“The richer your friends, the more they will cost you." — Elisabeth Marbury.
After considering their personal resources, the next place most entrepreneurs look for additional financing is to "insiders" like family, friends or business associates. Borrowing from insiders is attractive because it's private, often informal, usually unsecured and often includes favorable terms, and because legal default proceedings are seldom invoked. In addition, this kind of financing can often be incorporated into a family's estate plan to assist in minimizing estate and income tax liabilities.
However, financing from family and friends is often a double-edged sword. Counterbalancing the convenience and low cost of insider financing are the misunderstandings, personal conflicts and other problems that can arise from a lack of business formality or economic success. These dangers can seriously damage both the business and the long-term personal relationship between the parties. If you do seek financing from insiders, keep in mind the following suggestions and cautionary notes.

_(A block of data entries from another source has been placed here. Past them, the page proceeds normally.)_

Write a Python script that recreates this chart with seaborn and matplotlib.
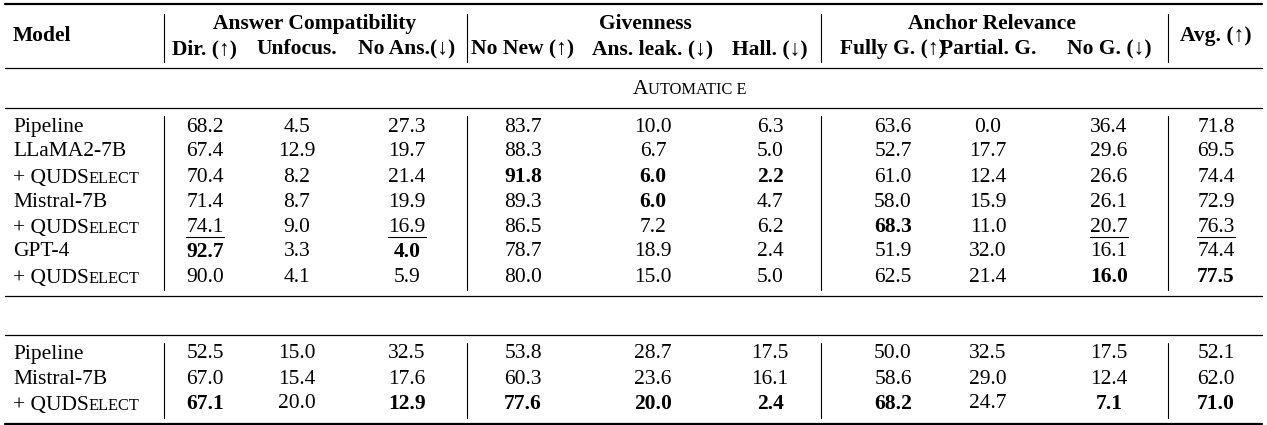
import matplotlib
matplotlib.use("Agg")
import matplotlib.pyplot as plt
import seaborn as sns

sns.set_theme(style="white")
plt.rcParams['font.family'] = ['Liberation Serif', 'DejaVu Serif']
plt.rcParams['text.color'] = 'black'

# Data
groups = ["Answer Compatibility", "Givenness", "Anchor Relevance"]
columns = ["Dir. (↑)", "Unfocus.", "No Ans.(↓)", "No New (↑)", "Ans. leak. (↓)", "Hall. (↓)",
           "Fully G. (↑)", "Partial. G.", "No G. (↓)", "Avg. (↑)"]
auto_models = ["Pipeline", "LLaMA2-7B", "+ QUDSELECT", "Mistral-7B", "+ QUDSELECT", "GPT-4", "+ QUDSELECT"]
auto_values = [
    ["68.2", "4.5", "27.3", "83.7", "10.0", "6.3", "63.6", "0.0", "36.4", "71.8"],
    ["67.4", "12.9", "19.7", "88.3", "6.7", "5.0", "52.7", "17.7", "29.6", "69.5"],
    ["70.4", "8.2", "21.4", "91.8", "6.0", "2.2", "61.0", "12.4", "26.6", "74.4"],
    ["71.4", "8.7", "19.9", "89.3", "6.0", "4.7", "58.0", "15.9", "26.1", "72.9"],
    ["74.1", "9.0", "16.9", "86.5", "7.2", "6.2", "68.3", "11.0", "20.7", "76.3"],
    ["92.7", "3.3", "4.0", "78.7", "18.9", "2.4", "51.9", "32.0", "16.1", "74.4"],
    ["90.0", "4.1", "5.9", "80.0", "15.0", "5.0", "62.5", "21.4", "16.0", "77.5"],
]
auto_bold = [(2, 3), (2, 4), (2, 5), (3, 4), (4, 6), (5, 0), (5, 2), (6, 8), (6, 9)]
auto_under = [(4, 0), (4, 2), (4, 8), (4, 9)]
human_models = ["Pipeline", "Mistral-7B", "+ QUDSELECT"]
human_values = [
    ["52.5", "15.0", "32.5", "53.8", "28.7", "17.5", "50.0", "32.5", "17.5", "52.1"],
    ["67.0", "15.4", "17.6", "60.3", "23.6", "16.1", "58.6", "29.0", "12.4", "62.0"],
    ["67.1", "20.0", "12.9", "77.6", "20.0", "2.4", "68.2", "24.7", "7.1", "71.0"],
]
human_bold = [(2, 0), (2, 2), (2, 3), (2, 4), (2, 5), (2, 6), (2, 8), (2, 9)]

# Layout (pixels)
col_x = [205, 297, 407, 523, 653, 770, 893, 988, 1109, 1216]
vlines = [164, 467, 821, 1168]
group_x = [315, 645, 992]
FS = 15.5
SC = 0.76

fig = plt.figure(figsize=(12.67, 4.25), dpi=100)
ax = fig.add_axes([0, 0, 1, 1])
ax.set_xlim(0, 1267)
ax.set_ylim(425, 0)
ax.axis("off")
renderer = fig.canvas.get_renderer()
inv = ax.transData.inverted()


def width_of(t):
    bb = t.get_window_extent(renderer)
    return inv.transform((bb.x1, 0))[0] - inv.transform((bb.x0, 0))[0]


def small_caps(x, y, big, small, center=False):
    # big letter(s) at full size, remainder in smaller capitals
    t1 = ax.text(x, y, big, fontsize=FS, va="baseline")
    t2 = ax.text(x, y, small, fontsize=FS * SC, va="baseline")
    w1 = width_of(t1)
    if center:
        total = w1 + width_of(t2)
        x = x - total / 2
        t1.set_x(x)
    t2.set_x(x + w1)


def model_label(y, name):
    if name.endswith("QUDSELECT"):
        small_caps(13, y + 6, "+ QUDS", "ELECT")
    else:
        ax.text(13, y, name, fontsize=FS, va="center")


def draw_rows(models, values, bold, under, y0, y1):
    step = 25
    for i, (m, row) in enumerate(zip(models, values)):
        y = y0 + i * step
        model_label(y, m)
        for j, v in enumerate(row):
            w = "bold" if (i, j) in bold else "normal"
            t = ax.text(col_x[j], y, v, fontsize=FS, ha="center", va="center", fontweight=w)
            if (i, j) in under:
                bb = t.get_window_extent(renderer)
                xa = inv.transform((bb.x0, 0))[0]
                xb = inv.transform((bb.x1, 0))[0]
                ax.plot([xa, xb], [y + 10, y + 10], color="black", lw=0.8)
    for vx in vlines:
        ax.plot([vx, vx], [y0 - 11, y1], color="black", lw=0.8)


# Header
ax.plot([5, 1262], [4, 4], color="black", lw=1.6)
ax.text(13, 36, "Model", fontsize=FS, fontweight="bold", va="center")
for g, gx in zip(groups, group_x):
    ax.text(gx, 24, g, fontsize=FS, fontweight="bold", ha="center", va="center")
for c, cx in zip(columns[:-1], col_x[:-1]):
    ax.text(cx, 49, c, fontsize=FS, fontweight="bold", ha="center", va="center")
ax.text(col_x[-1], 36, columns[-1], fontsize=FS, fontweight="bold", ha="center", va="center")
for vx in vlines:
    ax.plot([vx, vx], [14, 62], color="black", lw=0.8)
ax.plot([5, 1262], [68, 68], color="black", lw=0.9)

# Automatic evaluation
small_caps(633, 94, "A", "UTOMATIC E", center=False)
ax.plot([5, 1262], [108, 108], color="black", lw=0.9)
draw_rows(auto_models, auto_values, auto_bold, auto_under, 127, 290)
ax.plot([5, 1262], [296, 296], color="black", lw=0.9)

# Human evaluation
ax.plot([5, 1262], [335, 335], color="black", lw=0.9)
draw_rows(human_models, human_values, human_bold, [], 354, 418)
ax.plot([5, 1262], [424, 424], color="black", lw=1.6)

fig.savefig("out.png", dpi=100, facecolor="white")
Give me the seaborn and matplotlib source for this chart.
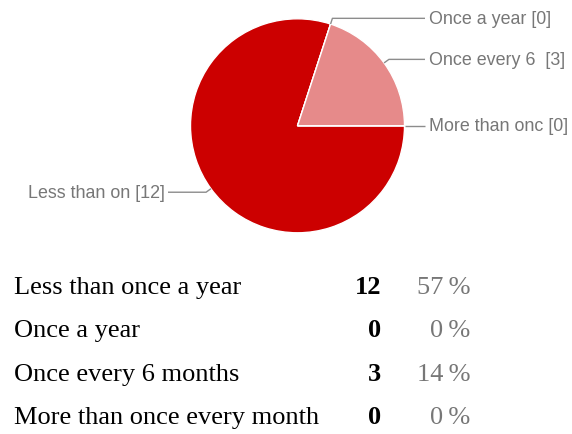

Insider debt financing: gifts vs. loans. If a friend or relative is contributing capital as a gift, you should embody that understanding in a written "statement of gift." Note that the gift may have tax consequences. The federal Internal Revenue Code allows an individual an annual exemption from gift tax in the amount of $13,000 per recipient. For example, if your parents wanted to give you a tax-free gift, they could each give you $13,000 per year (total gift of $26,000 annually). Gifts in excess of this amount would count against your parents' lifetime estate tax credit and might require the filing of a gift tax return.
If the transfer of funds is not intended to be a gift, an enforceable agreement such as a promissory note should be drafted that reflects the nature and terms of the exchange. The temptation to forego arm's-length formalities must be avoided. For instance, the absence of interest charges, or below-market rates, may be a red flag for the IRS to question whether the transaction is really a gift, rather than a loan. If the IRS accepts your treatment as a loan, but finds that little or no interest is being charged, it may "impute" interest and tax the lender on the interest that he or she "should" have received.
If the insider does not want to participate in control or ownership of the business, a promissory note stating that the money is a loan, and listing the terms of the loan, should be drafted.
Equity financing by insiders. If you want the insider to become an owner of your business in exchange for financing, documentation of the arrangement is again important, but the paperwork will vary according to the type of ownership interest you are transferring.
For example, if the business is incorporated, a sale of stock ownership can be relatively simple. Attention should be given to ensuring that the value of the capital contribution fairly represents the value of the ownership and control interest being sold; otherwise gift tax and director liability issues may arise. In addition, the issues discussed in equity financing concerning business control and ownership issues (e.g., rights of shareholders, elections of directors, cumulative voting, preferential rights, minority oppression, stock transfer restrictions, and buyout arrangements etc.) may need to be readdressed in the corporation's by-laws.
If the business is not incorporated, equity financing should include a drafting or redrafting of the partnership, limited partnership, limited liability operating agreement or joint venture arrangement. The rights, liabilities and responsibilities of the new participants should be defined clearly to avoid later confusion, disagreements or unanticipated liabilities.